Demolition work comes in waves. You’re tight with a couple of GCs and they keep you busy. Then one of them slows down, a project gets delayed, and your schedule develops gaps you weren’t expecting. You start hustling for the next relationship, and you realize your business is built entirely on who you know rather than on a system that generates consistent work.
Most demo contractors have been there. The ones who grow past it build a different kind of operation.
The Referral Ceiling
Referrals are a great starting point for a demolition business. Word travels fast in construction circles. Do clean, fast, safe work for a GC and they’ll send the next job your way and mention you to their contacts. That can sustain a solo operator or a small crew for years.
The ceiling arrives when the referral network stops growing. You’ve saturated the GCs you know. New referrals come in, but they’re inconsistent. When work is slow, there’s no proactive way to generate leads — you’re just waiting for the phone to ring.

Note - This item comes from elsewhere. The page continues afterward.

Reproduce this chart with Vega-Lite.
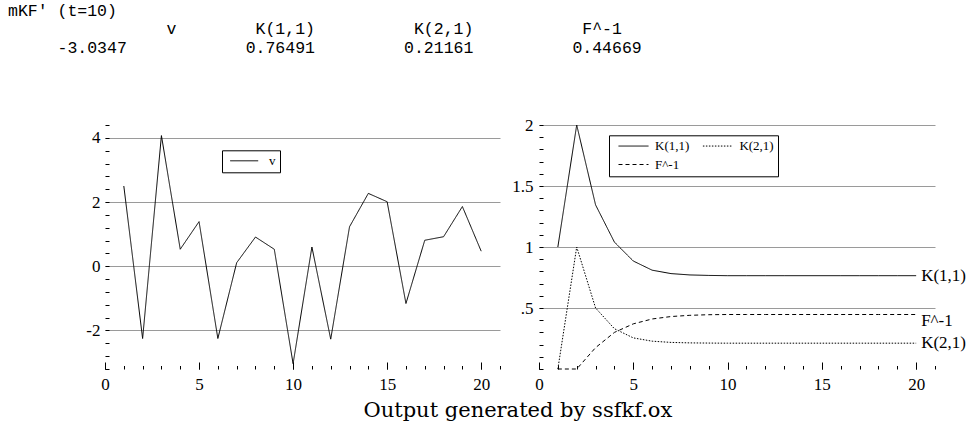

Breaking through that ceiling requires treating your demolition business like a business — with lead management, a professional estimating process, and a follow-up system — rather than as a skilled trade that finds its own customers.
Estimating That Gets You on the Preferred Vendor List
GCs who use multiple demo subcontractors will tell you the same thing: the ones they call first are the ones who respond fast and make their lives easy. A demo contractor who picks up the phone, turns a detailed bid around in twenty-four hours, and communicates clearly about timeline and site conditions gets prioritized over the one who does good work but takes three days to send a quote.
Your estimate is a proposal, and it says something about how you run your business. An estimate that breaks down scope clearly — what’s being demolished, how debris will be handled, what’s excluded, what the timeline looks like — communicates competence before you’ve swung a single tool. A scrawled number on a Post-it communicates something else.
Being on a GC’s preferred list isn’t just about your quality of work. It’s about being easy to work with. Fast estimates, clear communication, and clean invoicing make you easier to work with than the competitor who does comparable work but requires constant follow-up.
Documentation and Safety Records Matter for Commercial Work
As you move up in job size from residential strip-outs to commercial interior demolition to full structural demo, documentation becomes more important. Large GCs and property owners want to know you have the insurance, safety records, and project documentation to back up a big job.
Maintaining a clear record of completed projects — job scope, timeline, photos before and after, sign-off from the GC — gives you a portfolio that speaks to your capability when you’re bidding work with new clients. The commercial property manager who’s never heard of you is making a decision based on what you can show them, not just what you say.
Tracking Multiple Jobs and Crews Simultaneously
Demo work is fast-moving. A two-day interior strip-out, a week-long structural demo, and a same-day debris removal job can all be running simultaneously with different crews. Keeping track of where everyone is, what the scope is on each job, and what’s been completed requires a system — especially when you’re on-site yourself and can’t be making calls every hour to check in.
A schedule that each crew member can access from their phone — with the job address, scope, and any site-specific notes — removes the need for check-in calls. A job marked complete in the field triggers the invoice automatically. When you’re managing multiple crews, the administrative overhead of running them from a clipboard or a group text becomes a full-time job in itself.
Building Relationships with Property Owners Directly
GC relationships are valuable. Property owner relationships are even more valuable. A property management company or commercial developer who can call you directly — instead of routing demolition work through a GC — cuts out a layer of margin and gives you better unit economics on the same type of work.
Cultivating those direct relationships takes time, but the foundation is the same as any other trades business: do excellent work, communicate professionally, send clean invoices, and follow up. Property owners who’ve had a good experience with your crew will bring you back for the next project — and they’ll mention you when another owner in their network has a demo need.
The demo business rewards reliability above almost everything else. Projects depend on you being there, on time, with the right equipment, and finishing when you said you would. The contractors who consistently deliver that experience build the book of business that can survive a slow period with a GC.